A secretive price-fixing scheme operated between the UK's Department of Health and the major pharmaceutical companies has resulted in the NHS spending many millions of pounds more than it should have for drugs, the Office of Fair Trading is expected to say today.
The OFT report is expected to recommend major changes in the way drug prices are decided. It will call for a far more transparent system, which could lead to lower prices for innovative medicines like Herceptin when they first arrive on the market. The high price of such drugs has caused some primary care trusts, who hold the purse strings, to drag their feet over paying for them.
At the moment, the PPRS (pharmaceutical price regulation scheme) agreed every five years between the Department of Health and the drug companies, prevents any company from making excessive profits from the NHS. The PPRS effectively "caps" the amount of profit any one company can make.

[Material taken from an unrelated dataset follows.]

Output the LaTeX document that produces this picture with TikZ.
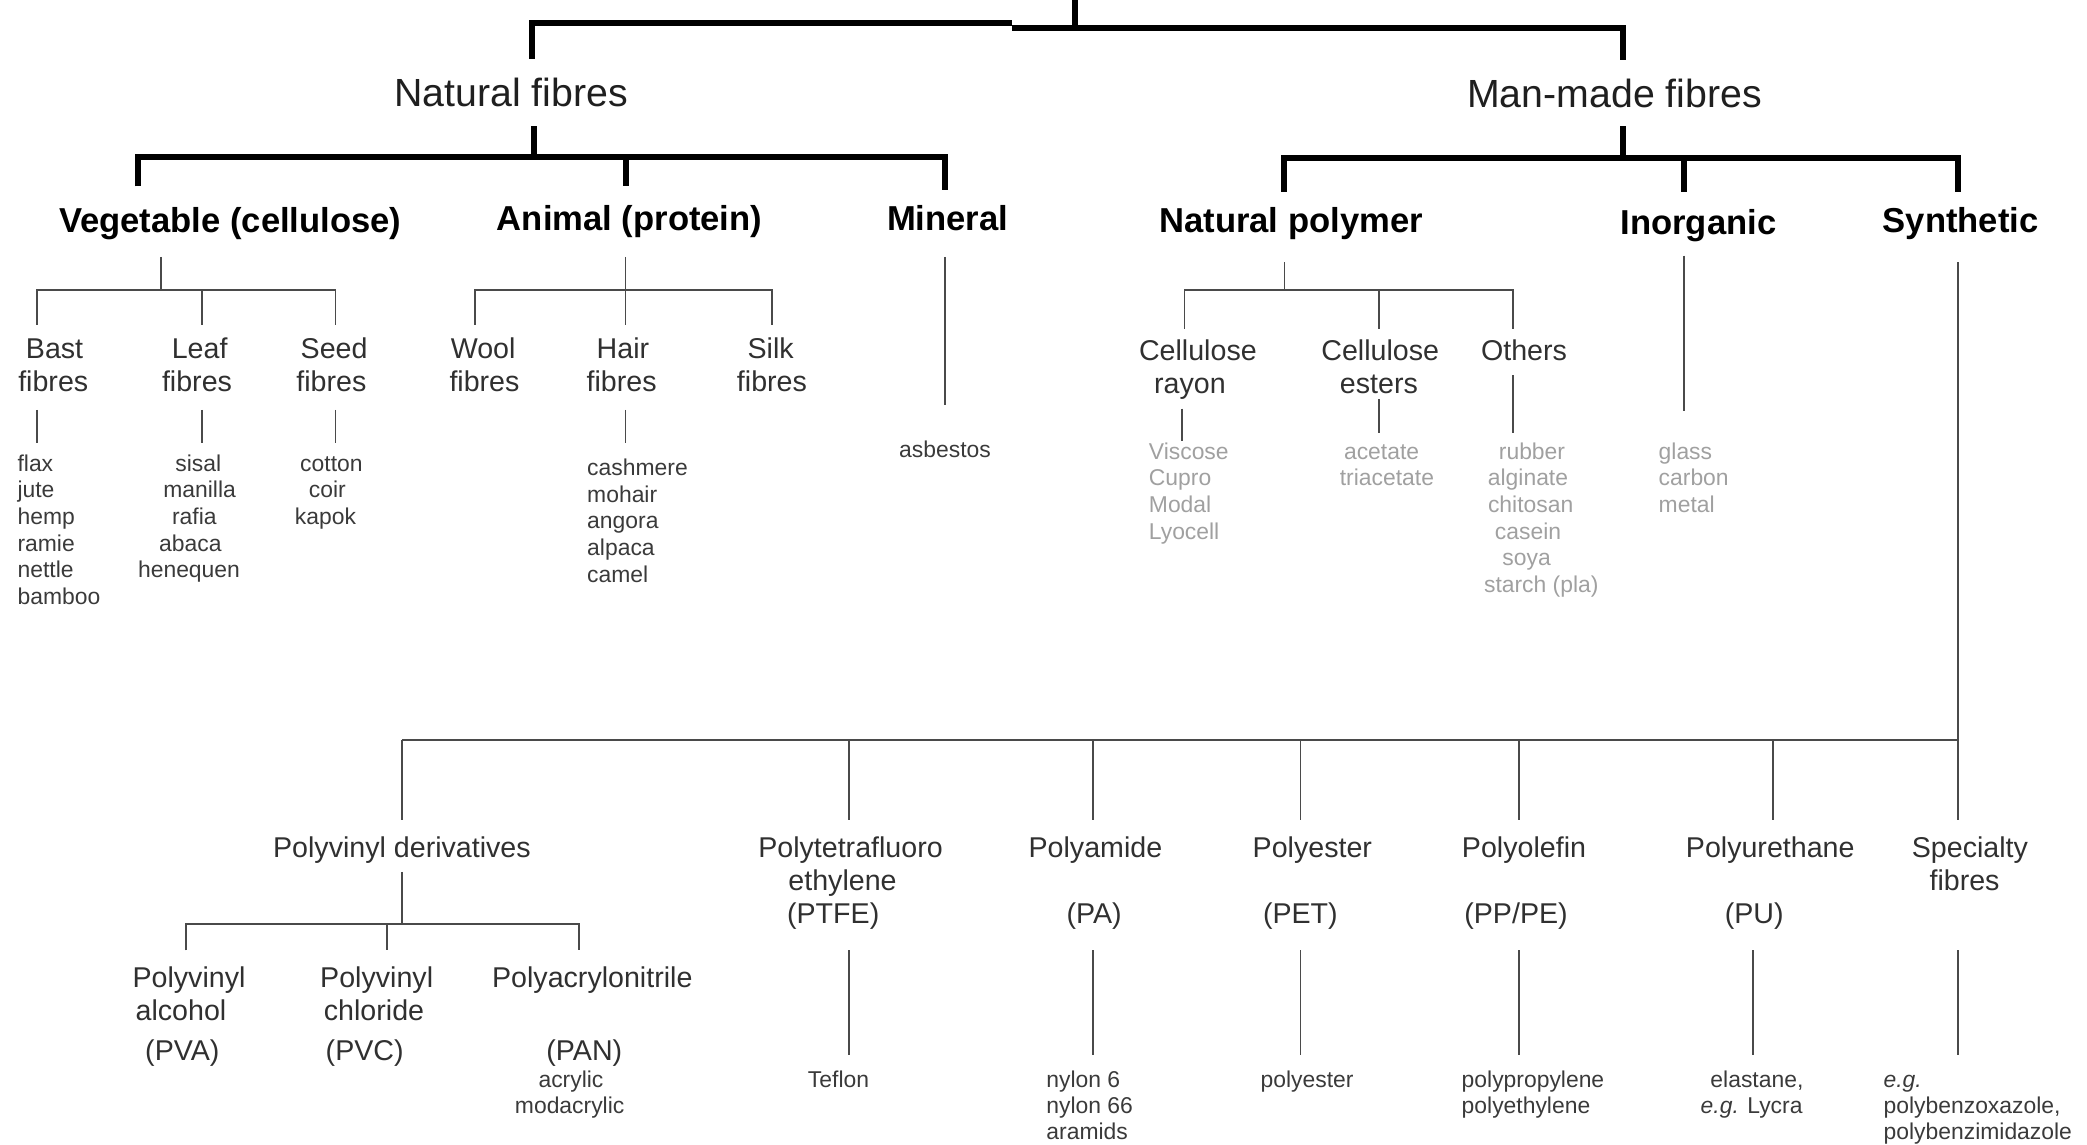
\documentclass[tikz,border=0pt]{standalone}
\usepackage{fontspec}
\setmainfont{Liberation Sans}
\definecolor{linegray}{HTML}{4A4A4A}
\definecolor{txtdark}{HTML}{303030}
\definecolor{txtmid}{HTML}{3A3A3A}
\definecolor{txtlight}{HTML}{A0A0A0}
\begin{document}
\begin{tikzpicture}[x=1pt,y=-1pt,
  thickline/.style={line width=4.5pt, black, line join=miter},
  thinline/.style={line width=1.3pt, draw=linegray},
  lvlone/.style={font=\fontsize{29.5}{35}\selectfont, text=black!88, inner sep=0pt, anchor=base},
  lvltwo/.style={font=\fontsize{26}{31}\selectfont\bfseries, text=black, inner sep=0pt, anchor=base},
  lvlthree/.style={font=\fontsize{21.5}{25}\selectfont, text=txtdark, inner sep=0pt, anchor=base},
  small/.style={font=\fontsize{17.2}{20}\selectfont, text=txtmid, inner sep=0pt},
  faint/.style={small, text=txtlight}]
\useasboundingbox (0,0) rectangle (1568,860);

% ---------- top level ----------
\coordinate (t0) at (808,0);
\coordinate (t1) at (808,21);
\coordinate (tl) at (400,17.3);
\coordinate (tm1) at (760,17.3);
\coordinate (tm2) at (760,21);
\coordinate (tr) at (1219,21);
\coordinate (nfd) at (400,44);
\coordinate (mmd) at (1219,45);
\draw[thickline] (t0) -- (t1);
\draw[thickline] (nfd) -- (tl) -- (tm1);
\draw[thickline] (tm2) -- (tr) -- (mmd);

\node[lvlone] (nat) at (384,80) {Natural fibres};
\node[lvlone] (man) at (1213,81) {Man-made fibres};

% ---------- natural fibres branch ----------
\coordinate (nf1) at (401,95);
\coordinate (nf2) at (401,118);
\coordinate (nbl) at (104,118);
\coordinate (nbm) at (470,118);
\coordinate (nbr) at (710,118);
\coordinate (nvl) at (104,140);
\coordinate (nvm) at (470,140);
\coordinate (nvr) at (710,143);
\draw[thickline] (nf1) -- (nf2);
\draw[thickline] (nvl) -- (nbl) -- (nbr) -- (nvr);
\draw[thickline] (nbm) -- (nvm);

\node[lvltwo] (veg) at (173,175) {Vegetable (cellulose)};
\node[lvltwo] (ani) at (473,173) {Animal (protein)};
\node[lvltwo] (min) at (712,173) {Mineral};

% ---------- man-made branch ----------
\coordinate (mm1) at (1219,95);
\coordinate (mm2) at (1219,119);
\coordinate (mbl) at (965,119);
\coordinate (mbm) at (1265,119);
\coordinate (mbr) at (1471,119);
\coordinate (mvl) at (965,144);
\coordinate (mvm) at (1265,144);
\coordinate (mvr) at (1471,144);
\draw[thickline] (mm1) -- (mm2);
\draw[thickline] (mvl) -- (mbl) -- (mbr) -- (mvr);
\draw[thickline] (mbm) -- (mvm);

\node[lvltwo] (npol) at (970,175) {Natural polymer};
\node[lvltwo] (inorg) at (1276,176) {Inorganic};
\node[lvltwo] (syn) at (1473,175) {Synthetic};

% ---------- vegetable ----------
\coordinate (vg1) at (121,193);
\coordinate (vg2) at (121,218);
\coordinate (vgl) at (28,218);
\coordinate (vgm) at (152,218);
\coordinate (vgr) at (252,218);
\coordinate (vgl2) at (28,244);
\coordinate (vgm2) at (152,244);
\coordinate (vgr2) at (252,244);
\draw[thinline] (vg1) -- (vg2);
\draw[thinline] (vgl2) -- (vgl) -- (vgr) -- (vgr2);
\draw[thinline] (vgm) -- (vgm2);

\node[lvlthree] (bast) at (41,269.5) {Bast};
\node[lvlthree] (bastb) at (40,294.5) {fibres};
\node[lvlthree] (leaf) at (150,269.5) {Leaf};
\node[lvlthree] (leafb) at (148,294.5) {fibres};
\node[lvlthree] (seed) at (251,269.5) {Seed};
\node[lvlthree] (seedb) at (249,294.5) {fibres};

\coordinate (bs1) at (28,308);  \coordinate (bs2) at (28,333);
\coordinate (lf1) at (152,308); \coordinate (lf2) at (152,333);
\coordinate (sd1) at (252,308); \coordinate (sd2) at (252,333);
\draw[thinline] (bs1) -- (bs2);
\draw[thinline] (lf1) -- (lf2);
\draw[thinline] (sd1) -- (sd2);

\foreach \t [count=\i] in {flax,jute,hemp,ramie,nettle,bamboo}
  \node[small, anchor=base west] (bastl-\i) at ({13},{354+(\i-1)*20}) {\t};
\foreach \t/\xx [count=\i] in {sisal/149,manilla/150,rafia/146,abaca/143,henequen/142}
  \node[small, anchor=base] (leafl-\i) at ({\xx},{354+(\i-1)*20}) {\t};
\foreach \t/\xx [count=\i] in {cotton/249,coir/246,kapok/244.5}
  \node[small, anchor=base] (seedl-\i) at ({\xx},{354+(\i-1)*20}) {\t};

% ---------- animal ----------
\coordinate (an1) at (470,193);
\coordinate (an2) at (470,218);
\coordinate (anl) at (357,218);
\coordinate (anr) at (580,218);
\coordinate (anl2) at (357,244);
\coordinate (anm2) at (470,244);
\coordinate (anr2) at (580,244);
\draw[thinline] (an1) -- (an2) -- (anm2);
\draw[thinline] (anl2) -- (anl) -- (anr) -- (anr2);

\node[lvlthree] (wool) at (363,269.5) {Wool};
\node[lvlthree] (woolb) at (364,294.5) {fibres};
\node[lvlthree] (hair) at (468,269.5) {Hair};
\node[lvlthree] (hairb) at (467,294.5) {fibres};
\node[lvlthree] (silk) at (579,269.5) {Silk};
\node[lvlthree] (silkb) at (580,294.5) {fibres};

\coordinate (hr1) at (470,308); \coordinate (hr2) at (470,333);
\draw[thinline] (hr1) -- (hr2);
\foreach \t [count=\i] in {cashmere,mohair,angora,alpaca,camel}
  \node[small, anchor=base west] (hairl-\i) at ({441},{357+(\i-1)*20.2}) {\t};

% ---------- mineral ----------
\coordinate (mn1) at (710,193);
\coordinate (mn2) at (710,304);
\draw[thinline] (mn1) -- (mn2);
\node[small, anchor=base] (asb) at (710,344) {asbestos};

% ---------- natural polymer ----------
\coordinate (np1) at (965,197);
\coordinate (np2) at (965,218);
\coordinate (npl) at (890,218);
\coordinate (npm) at (1036,218);
\coordinate (npr) at (1137,218);
\coordinate (npl2) at (890,247);
\coordinate (npm2) at (1036,247);
\coordinate (npr2) at (1137,247);
\draw[thinline] (np1) -- (np2);
\draw[thinline] (npl2) -- (npl) -- (npr) -- (npr2);
\draw[thinline] (npm) -- (npm2);

\node[lvlthree] (cr) at (900,270.5) {Cellulose};
\node[lvlthree] (crb) at (894,295.5) {rayon};
\node[lvlthree] (ce) at (1037,270.5) {Cellulose};
\node[lvlthree] (ceb) at (1036,295.5) {esters};
\node[lvlthree] (oth) at (1145,270.5) {Others};

\coordinate (cr1) at (888,307);  \coordinate (cr2) at (888,331);
\coordinate (ce1) at (1036,300); \coordinate (ce2) at (1036,325);
\coordinate (ot1) at (1137,282); \coordinate (ot2) at (1137,325);
\draw[thinline] (cr1) -- (cr2);
\draw[thinline] (ce1) -- (ce2);
\draw[thinline] (ot1) -- (ot2);

\foreach \t [count=\i] in {Viscose,Cupro,Modal,Lyocell}
  \node[faint, anchor=base west] (crl-\i) at ({863},{345+(\i-1)*20}) {\t};
\node[faint, anchor=base] (cel-1) at (1038,345) {acetate};
\node[faint, anchor=base] (cel-2) at (1042,365) {triacetate};
\foreach \t/\xx [count=\i] in {rubber/1151,alginate/1148,chitosan/1150,casein/1148,soya/1147,starch (pla)/1158}
  \node[faint, anchor=base] (otl-\i) at ({\xx},{345+(\i-1)*20}) {\t};

% ---------- inorganic ----------
\coordinate (in1) at (1265,192);
\coordinate (in2) at (1265,309);
\draw[thinline] (in1) -- (in2);
\foreach \t [count=\i] in {glass,carbon,metal}
  \node[faint, anchor=base west] (inl-\i) at ({1246},{345+(\i-1)*20}) {\t};

% ---------- synthetic ----------
\coordinate (sy1) at (1471,197);
\coordinate (sybar) at (1471,556);
\coordinate (sy2) at (1471,616);
\draw[thinline] (sy1) -- (sy2);
\coordinate (sbl) at (302,556);
\draw[thinline] (sbl) -- (sybar);
\foreach \xx [count=\i] in {302,638,821,977,1141,1332}{
  \coordinate (sd-\i) at ({\xx},556);
  \coordinate (se-\i) at ({\xx},616);
  \draw[thinline] (sd-\i) -- (se-\i);
}

\node[lvlthree] (pvd) at (302,644) {Polyvinyl derivatives};
\node[lvlthree] (ptfe) at (639,644) {Polytetrafluoro};
\node[lvlthree] (ptfeb) at (633,669) {ethylene};
\node[lvlthree] (ptfec) at (626,694) {(PTFE)};
\node[lvlthree] (pa) at (823,644) {Polyamide};
\node[lvlthree] (pab) at (822,694) {(PA)};
\node[lvlthree] (pet) at (986,644) {Polyester};
\node[lvlthree] (petb) at (977,694) {(PET)};
\node[lvlthree] (po) at (1145,644) {Polyolefin};
\node[lvlthree] (pob) at (1139,694) {(PP/PE)};
\node[lvlthree] (pu) at (1330,644) {Polyurethane};
\node[lvlthree] (pub) at (1318,694) {(PU)};
\node[lvlthree] (sp) at (1480,644) {Specialty};
\node[lvlthree] (spb) at (1476,669) {fibres};

% lower drops
\foreach \xx [count=\i] in {638,821,977,1141,1317,1471}{
  \coordinate (ld-\i) at ({\xx},714);
  \coordinate (le-\i) at ({\xx},793);
  \draw[thinline] (ld-\i) -- (le-\i);
}

\node[small, anchor=base] (teflon) at (630,817) {Teflon};
\foreach \t [count=\i] in {nylon 6,nylon 66,aramids}
  \node[small, anchor=base west] (pal-\i) at ({786},{817+(\i-1)*19.5}) {\t};
\node[small, anchor=base] (petl) at (982,817) {polyester};
\foreach \t [count=\i] in {polypropylene,polyethylene}
  \node[small, anchor=base west] (pol-\i) at ({1098},{817+(\i-1)*19.5}) {\t};
\node[small, anchor=base] (pul-1) at (1320,817) {elastane,};
\node[small, anchor=base] (pul-2) at (1316,836.5) {\textit{e.g.} Lycra};
\node[small, anchor=base west] (spl-1) at (1415,817) {\textit{e.g.}};
\node[small, anchor=base west] (spl-2) at (1415,836.5) {polybenzoxazole,};
\node[small, anchor=base west] (spl-3) at (1415,856) {polybenzimidazole};

% ---------- polyvinyl derivatives ----------
\coordinate (pv1) at (302,655);
\coordinate (pv2) at (302,694);
\coordinate (pvl) at (140,694);
\coordinate (pvm) at (291,694);
\coordinate (pvr) at (435,694);
\coordinate (pvl2) at (140,714);
\coordinate (pvm2) at (291,714);
\coordinate (pvr2) at (435,714);
\draw[thinline] (pv1) -- (pv2);
\draw[thinline] (pvl2) -- (pvl) -- (pvr) -- (pvr2);
\draw[thinline] (pvm) -- (pvm2);

\node[lvlthree] (pva) at (142,742) {Polyvinyl};
\node[lvlthree] (pvab) at (136,767) {alcohol};
\node[lvlthree] (pvac) at (137,797) {(PVA)};
\node[lvlthree] (pvc) at (283,742) {Polyvinyl};
\node[lvlthree] (pvcb) at (281,767) {chloride};
\node[lvlthree] (pvcc) at (274,797) {(PVC)};
\node[lvlthree] (pan) at (445,742) {Polyacrylonitrile};
\node[lvlthree] (panb) at (439,797) {(PAN)};
\node[small, anchor=base] (panl-1) at (429,817) {acrylic};
\node[small, anchor=base] (panl-2) at (428,836.5) {modacrylic};
\end{tikzpicture}
\end{document}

But within that company's profit margin - calculated according to their investment in the UK as well as the range of drugs they make - new drug prices can be set as high as the company wishes. This has led to prices as high as £30,000 or £40,000 a year per patient for a cutting-edge medicine.
If the company looks likely to make a lot of money from a new drug, it may pass the rights for some of its older medicines to other companies who have not reached their NHS earnings ceiling.
The OFT has been investigating since last September whether this arrangement, agreed behind closed doors, is fair. The competition watchdog is expected to say that it does not allow the NHS to get the best prices for medicines.
More at The Guardian
UPDATE: Here's London Stock Exchange's take on the report.
Insider's view: Remember folks. The UK's drug prices are around two thirds of those in the US! So if the UK's NHS is being gouged by about $1 billion, how much are the US public overpaying for their medicines?